- Data to process -
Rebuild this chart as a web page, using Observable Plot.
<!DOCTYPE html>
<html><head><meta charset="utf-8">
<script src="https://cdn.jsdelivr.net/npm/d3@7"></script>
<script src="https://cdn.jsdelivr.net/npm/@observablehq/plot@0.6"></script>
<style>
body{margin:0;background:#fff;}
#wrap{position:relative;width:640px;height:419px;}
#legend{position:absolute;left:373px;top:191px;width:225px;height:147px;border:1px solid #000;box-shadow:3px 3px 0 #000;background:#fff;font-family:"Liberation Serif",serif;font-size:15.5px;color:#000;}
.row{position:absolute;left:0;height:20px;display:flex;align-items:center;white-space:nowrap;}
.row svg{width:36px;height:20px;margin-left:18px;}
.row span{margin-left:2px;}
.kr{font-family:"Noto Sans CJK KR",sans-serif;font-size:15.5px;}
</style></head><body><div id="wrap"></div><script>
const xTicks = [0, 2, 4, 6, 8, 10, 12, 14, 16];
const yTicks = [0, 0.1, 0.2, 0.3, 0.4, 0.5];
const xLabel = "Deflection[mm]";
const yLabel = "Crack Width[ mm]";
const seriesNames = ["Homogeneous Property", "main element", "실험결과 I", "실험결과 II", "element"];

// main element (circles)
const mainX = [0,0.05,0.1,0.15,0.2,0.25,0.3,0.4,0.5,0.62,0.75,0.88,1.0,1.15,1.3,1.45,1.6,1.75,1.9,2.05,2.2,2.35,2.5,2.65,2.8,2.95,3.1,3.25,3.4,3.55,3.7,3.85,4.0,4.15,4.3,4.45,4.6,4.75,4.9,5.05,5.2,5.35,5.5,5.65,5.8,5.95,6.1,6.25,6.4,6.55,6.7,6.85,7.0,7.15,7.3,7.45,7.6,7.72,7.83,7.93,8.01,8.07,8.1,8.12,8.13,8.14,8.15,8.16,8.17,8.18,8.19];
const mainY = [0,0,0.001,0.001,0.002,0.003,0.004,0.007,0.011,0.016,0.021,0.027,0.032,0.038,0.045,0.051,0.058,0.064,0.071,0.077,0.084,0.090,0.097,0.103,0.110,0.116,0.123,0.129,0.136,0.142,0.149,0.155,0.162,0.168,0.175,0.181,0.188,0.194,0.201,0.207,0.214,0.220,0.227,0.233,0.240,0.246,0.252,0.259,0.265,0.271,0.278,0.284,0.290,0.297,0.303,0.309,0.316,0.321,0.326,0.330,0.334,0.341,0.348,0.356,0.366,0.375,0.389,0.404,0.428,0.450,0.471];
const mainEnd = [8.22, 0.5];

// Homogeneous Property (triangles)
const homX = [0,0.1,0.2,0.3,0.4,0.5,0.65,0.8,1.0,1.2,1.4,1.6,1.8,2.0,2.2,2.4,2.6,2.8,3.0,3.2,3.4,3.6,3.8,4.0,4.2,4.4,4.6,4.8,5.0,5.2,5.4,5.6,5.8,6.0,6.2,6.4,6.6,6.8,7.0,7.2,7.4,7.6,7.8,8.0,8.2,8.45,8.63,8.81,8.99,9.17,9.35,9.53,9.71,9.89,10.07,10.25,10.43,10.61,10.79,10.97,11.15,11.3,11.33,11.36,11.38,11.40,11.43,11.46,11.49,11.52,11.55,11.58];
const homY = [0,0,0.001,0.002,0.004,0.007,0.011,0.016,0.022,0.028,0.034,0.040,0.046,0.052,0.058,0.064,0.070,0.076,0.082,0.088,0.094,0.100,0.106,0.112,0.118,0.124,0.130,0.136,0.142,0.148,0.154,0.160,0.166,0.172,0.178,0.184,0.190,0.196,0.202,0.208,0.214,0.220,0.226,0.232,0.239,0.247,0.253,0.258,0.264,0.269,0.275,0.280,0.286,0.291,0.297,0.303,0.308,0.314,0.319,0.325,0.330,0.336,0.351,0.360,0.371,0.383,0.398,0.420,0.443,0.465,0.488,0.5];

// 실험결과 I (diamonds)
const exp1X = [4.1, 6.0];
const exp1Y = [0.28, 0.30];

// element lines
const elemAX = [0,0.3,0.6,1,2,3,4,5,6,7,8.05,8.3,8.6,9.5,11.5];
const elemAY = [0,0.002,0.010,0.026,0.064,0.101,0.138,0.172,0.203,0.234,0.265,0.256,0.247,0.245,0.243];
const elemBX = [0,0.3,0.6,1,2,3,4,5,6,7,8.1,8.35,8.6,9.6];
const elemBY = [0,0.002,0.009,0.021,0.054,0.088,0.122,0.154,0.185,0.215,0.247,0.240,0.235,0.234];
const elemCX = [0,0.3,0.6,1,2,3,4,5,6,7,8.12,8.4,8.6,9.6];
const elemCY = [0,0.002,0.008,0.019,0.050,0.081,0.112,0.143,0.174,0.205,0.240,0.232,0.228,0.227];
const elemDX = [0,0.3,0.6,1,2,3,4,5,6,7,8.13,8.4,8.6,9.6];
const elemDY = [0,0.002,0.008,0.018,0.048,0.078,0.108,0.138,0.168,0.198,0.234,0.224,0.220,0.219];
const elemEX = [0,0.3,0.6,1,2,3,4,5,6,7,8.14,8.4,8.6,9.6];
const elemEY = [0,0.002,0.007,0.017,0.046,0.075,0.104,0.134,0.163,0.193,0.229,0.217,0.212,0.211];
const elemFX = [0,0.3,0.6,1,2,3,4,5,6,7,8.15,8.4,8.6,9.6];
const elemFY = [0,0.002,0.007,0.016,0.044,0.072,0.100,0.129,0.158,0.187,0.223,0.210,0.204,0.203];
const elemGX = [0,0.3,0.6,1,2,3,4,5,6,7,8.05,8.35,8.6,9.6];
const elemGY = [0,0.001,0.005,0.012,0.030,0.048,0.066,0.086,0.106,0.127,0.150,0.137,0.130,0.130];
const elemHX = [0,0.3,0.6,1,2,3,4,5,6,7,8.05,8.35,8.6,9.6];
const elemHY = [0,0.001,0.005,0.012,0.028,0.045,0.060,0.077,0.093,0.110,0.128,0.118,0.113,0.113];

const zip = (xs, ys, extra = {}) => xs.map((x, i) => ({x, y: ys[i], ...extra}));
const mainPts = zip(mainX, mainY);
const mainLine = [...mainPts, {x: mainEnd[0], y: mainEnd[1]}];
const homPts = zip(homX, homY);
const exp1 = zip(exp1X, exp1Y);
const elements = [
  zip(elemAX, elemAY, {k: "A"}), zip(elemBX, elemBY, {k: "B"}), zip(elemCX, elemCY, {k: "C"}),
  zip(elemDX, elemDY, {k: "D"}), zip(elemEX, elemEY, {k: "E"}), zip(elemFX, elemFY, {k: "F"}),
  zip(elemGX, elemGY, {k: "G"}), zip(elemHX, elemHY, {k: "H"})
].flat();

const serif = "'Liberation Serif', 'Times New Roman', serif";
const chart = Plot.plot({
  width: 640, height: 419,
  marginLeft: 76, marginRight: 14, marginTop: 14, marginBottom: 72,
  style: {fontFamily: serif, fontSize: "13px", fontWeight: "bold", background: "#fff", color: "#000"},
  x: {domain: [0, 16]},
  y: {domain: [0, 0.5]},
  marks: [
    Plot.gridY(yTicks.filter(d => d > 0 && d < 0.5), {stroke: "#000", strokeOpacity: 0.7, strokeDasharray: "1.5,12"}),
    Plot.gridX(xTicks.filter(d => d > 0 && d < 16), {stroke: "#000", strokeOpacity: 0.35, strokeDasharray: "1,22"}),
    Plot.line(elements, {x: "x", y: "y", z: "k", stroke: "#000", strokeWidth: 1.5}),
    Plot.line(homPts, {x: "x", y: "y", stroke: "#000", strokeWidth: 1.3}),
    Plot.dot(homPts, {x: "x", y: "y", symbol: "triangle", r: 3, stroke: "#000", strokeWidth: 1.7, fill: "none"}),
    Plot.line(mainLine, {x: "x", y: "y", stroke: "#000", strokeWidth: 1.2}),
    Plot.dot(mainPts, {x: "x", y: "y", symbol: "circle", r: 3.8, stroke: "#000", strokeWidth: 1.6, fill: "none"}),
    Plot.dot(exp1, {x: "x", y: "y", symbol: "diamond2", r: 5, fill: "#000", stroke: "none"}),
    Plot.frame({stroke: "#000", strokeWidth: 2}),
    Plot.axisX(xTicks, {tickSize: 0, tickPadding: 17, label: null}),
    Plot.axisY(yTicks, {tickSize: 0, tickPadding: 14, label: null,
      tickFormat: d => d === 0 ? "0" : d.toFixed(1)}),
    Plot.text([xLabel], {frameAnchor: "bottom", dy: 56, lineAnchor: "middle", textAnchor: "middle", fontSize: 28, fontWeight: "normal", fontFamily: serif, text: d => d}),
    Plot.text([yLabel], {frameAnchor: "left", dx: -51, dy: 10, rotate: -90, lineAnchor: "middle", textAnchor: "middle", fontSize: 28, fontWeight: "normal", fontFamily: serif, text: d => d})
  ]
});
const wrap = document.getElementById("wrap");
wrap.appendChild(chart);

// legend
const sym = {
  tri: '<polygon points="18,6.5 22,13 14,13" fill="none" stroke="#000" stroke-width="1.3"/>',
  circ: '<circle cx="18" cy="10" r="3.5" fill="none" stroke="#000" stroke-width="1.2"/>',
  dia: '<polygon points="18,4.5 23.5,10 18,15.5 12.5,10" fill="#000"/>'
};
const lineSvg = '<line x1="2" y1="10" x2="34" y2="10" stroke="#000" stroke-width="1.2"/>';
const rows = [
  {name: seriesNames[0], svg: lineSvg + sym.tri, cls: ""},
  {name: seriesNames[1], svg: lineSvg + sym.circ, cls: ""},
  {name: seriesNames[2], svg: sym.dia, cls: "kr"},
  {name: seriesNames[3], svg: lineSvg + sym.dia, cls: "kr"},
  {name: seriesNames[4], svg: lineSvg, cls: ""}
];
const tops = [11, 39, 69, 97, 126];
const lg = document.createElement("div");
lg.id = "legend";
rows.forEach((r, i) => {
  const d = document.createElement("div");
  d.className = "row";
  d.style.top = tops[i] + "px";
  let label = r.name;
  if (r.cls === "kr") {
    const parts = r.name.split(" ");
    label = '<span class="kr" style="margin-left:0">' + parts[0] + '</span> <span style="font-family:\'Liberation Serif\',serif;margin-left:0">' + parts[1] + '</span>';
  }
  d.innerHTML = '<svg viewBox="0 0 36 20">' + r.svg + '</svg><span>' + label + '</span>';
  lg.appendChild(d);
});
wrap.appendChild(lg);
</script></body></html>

--

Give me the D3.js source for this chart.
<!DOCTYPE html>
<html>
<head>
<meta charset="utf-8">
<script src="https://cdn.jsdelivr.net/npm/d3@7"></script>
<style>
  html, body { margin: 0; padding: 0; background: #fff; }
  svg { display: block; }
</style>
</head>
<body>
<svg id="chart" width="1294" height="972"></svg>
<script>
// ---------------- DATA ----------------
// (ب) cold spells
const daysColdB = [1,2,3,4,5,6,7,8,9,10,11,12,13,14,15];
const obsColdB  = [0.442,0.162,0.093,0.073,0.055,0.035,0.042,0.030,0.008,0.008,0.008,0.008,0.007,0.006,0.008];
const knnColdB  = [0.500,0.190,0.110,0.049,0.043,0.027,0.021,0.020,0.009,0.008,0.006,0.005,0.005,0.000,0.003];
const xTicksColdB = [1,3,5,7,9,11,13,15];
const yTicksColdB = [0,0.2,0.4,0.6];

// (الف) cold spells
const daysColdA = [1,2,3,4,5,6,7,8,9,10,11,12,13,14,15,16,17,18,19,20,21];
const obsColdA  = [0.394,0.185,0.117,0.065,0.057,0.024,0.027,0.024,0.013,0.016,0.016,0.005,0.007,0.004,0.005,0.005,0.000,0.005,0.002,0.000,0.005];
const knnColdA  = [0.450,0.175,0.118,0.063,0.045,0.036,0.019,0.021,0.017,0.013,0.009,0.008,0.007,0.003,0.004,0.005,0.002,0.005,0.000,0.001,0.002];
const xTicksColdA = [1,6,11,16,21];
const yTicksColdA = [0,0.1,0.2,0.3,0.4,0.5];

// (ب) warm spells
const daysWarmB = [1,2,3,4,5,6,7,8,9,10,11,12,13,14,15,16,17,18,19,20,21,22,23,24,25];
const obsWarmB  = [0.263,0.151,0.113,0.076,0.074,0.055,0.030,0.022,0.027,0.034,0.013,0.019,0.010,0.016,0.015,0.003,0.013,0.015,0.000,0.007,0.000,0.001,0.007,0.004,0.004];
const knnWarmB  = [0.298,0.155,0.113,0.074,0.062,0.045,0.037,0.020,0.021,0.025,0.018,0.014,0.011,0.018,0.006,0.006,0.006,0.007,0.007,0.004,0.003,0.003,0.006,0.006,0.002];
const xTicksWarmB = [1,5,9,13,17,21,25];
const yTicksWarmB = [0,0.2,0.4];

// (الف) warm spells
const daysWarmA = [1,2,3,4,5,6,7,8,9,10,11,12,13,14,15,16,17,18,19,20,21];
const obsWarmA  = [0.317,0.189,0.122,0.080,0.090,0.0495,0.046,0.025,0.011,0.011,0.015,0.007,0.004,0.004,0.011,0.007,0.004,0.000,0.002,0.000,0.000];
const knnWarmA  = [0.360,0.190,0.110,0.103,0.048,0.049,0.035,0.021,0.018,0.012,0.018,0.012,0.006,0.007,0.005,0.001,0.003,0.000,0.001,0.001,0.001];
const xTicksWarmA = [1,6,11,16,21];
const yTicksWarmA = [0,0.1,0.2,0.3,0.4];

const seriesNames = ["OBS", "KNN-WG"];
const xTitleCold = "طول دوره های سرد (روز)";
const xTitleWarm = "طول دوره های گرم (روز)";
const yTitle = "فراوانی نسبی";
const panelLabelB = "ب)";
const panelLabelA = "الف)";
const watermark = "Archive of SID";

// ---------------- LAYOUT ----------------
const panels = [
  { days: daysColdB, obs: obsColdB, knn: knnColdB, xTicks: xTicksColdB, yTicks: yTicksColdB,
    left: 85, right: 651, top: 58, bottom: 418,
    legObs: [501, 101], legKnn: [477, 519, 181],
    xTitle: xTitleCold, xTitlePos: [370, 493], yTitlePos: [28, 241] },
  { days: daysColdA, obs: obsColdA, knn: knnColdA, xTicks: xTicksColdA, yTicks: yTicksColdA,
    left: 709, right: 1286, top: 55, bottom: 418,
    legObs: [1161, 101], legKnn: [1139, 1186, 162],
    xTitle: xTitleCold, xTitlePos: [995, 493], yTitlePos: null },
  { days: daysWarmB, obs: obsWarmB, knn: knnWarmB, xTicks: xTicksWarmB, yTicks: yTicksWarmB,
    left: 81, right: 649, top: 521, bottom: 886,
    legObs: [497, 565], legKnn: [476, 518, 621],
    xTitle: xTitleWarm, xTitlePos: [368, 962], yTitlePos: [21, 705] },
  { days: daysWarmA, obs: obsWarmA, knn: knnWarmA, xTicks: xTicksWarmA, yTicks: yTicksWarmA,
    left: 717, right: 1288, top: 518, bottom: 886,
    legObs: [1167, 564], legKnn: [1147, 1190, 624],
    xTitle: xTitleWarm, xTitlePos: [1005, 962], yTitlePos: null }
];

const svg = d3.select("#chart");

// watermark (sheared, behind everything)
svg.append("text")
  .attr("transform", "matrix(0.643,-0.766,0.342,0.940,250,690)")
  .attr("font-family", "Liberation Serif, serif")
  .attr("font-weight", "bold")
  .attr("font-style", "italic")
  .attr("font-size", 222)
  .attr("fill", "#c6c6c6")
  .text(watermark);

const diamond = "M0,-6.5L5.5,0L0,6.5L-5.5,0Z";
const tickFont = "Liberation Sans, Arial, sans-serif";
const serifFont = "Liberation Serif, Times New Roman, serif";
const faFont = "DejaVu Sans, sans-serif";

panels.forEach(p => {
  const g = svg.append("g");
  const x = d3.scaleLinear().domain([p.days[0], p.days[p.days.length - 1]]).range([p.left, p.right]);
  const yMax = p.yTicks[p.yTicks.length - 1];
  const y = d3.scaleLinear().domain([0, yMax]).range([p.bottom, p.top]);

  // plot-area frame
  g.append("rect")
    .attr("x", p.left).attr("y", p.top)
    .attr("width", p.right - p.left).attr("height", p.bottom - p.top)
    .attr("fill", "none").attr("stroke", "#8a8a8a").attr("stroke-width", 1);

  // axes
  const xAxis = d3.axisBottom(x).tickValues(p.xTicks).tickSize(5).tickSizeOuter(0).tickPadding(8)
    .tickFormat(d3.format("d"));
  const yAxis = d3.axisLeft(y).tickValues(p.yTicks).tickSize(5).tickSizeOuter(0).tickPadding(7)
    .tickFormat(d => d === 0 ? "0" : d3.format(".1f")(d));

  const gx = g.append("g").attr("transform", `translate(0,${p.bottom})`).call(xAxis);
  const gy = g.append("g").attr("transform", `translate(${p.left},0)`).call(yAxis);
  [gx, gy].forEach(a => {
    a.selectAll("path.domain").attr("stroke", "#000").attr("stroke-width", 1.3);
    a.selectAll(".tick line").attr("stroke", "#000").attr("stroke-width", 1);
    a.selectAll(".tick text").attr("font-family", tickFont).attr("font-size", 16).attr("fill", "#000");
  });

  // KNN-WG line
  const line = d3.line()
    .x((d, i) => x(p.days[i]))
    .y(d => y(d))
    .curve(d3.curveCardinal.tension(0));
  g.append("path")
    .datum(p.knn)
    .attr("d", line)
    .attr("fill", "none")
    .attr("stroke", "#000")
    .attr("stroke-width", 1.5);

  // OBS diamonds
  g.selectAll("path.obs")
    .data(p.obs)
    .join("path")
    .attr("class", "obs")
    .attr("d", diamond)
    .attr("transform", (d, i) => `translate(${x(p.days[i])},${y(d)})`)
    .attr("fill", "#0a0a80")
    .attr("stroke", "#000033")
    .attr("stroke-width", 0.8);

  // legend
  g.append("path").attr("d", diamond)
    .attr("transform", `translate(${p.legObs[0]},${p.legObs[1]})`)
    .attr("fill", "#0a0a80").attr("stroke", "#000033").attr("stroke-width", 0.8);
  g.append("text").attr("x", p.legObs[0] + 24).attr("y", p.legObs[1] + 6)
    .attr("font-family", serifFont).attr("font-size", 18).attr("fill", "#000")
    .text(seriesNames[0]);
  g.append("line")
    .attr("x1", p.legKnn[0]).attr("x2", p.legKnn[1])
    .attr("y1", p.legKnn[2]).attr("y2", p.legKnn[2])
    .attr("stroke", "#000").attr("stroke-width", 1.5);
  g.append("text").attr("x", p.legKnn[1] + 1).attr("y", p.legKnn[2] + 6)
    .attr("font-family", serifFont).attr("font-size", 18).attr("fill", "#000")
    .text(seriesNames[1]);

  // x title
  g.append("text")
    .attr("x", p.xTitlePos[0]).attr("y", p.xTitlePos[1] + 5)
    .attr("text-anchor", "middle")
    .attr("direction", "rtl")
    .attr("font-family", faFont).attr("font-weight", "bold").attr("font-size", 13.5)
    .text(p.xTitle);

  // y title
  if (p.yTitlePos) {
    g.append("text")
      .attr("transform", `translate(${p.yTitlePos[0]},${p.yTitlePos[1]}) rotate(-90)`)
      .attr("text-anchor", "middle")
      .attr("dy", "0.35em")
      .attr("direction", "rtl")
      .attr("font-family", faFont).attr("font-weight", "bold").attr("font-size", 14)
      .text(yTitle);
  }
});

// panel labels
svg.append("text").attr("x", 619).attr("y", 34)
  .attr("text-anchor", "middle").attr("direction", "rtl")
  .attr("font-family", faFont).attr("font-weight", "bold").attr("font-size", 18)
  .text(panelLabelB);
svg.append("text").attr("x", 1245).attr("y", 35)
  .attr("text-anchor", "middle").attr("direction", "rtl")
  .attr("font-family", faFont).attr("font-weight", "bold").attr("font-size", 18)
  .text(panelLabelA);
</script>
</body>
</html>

- What the task asks -
From the entries above, list each line with "chart" in it.

- Written response -
Rebuild this chart as a web page, using Observable Plot.
const chart = Plot.plot({
wrap.appendChild(chart);
Give me the D3.js source for this chart.
<svg id="chart" width="1294" height="972"></svg>
const svg = d3.select("#chart");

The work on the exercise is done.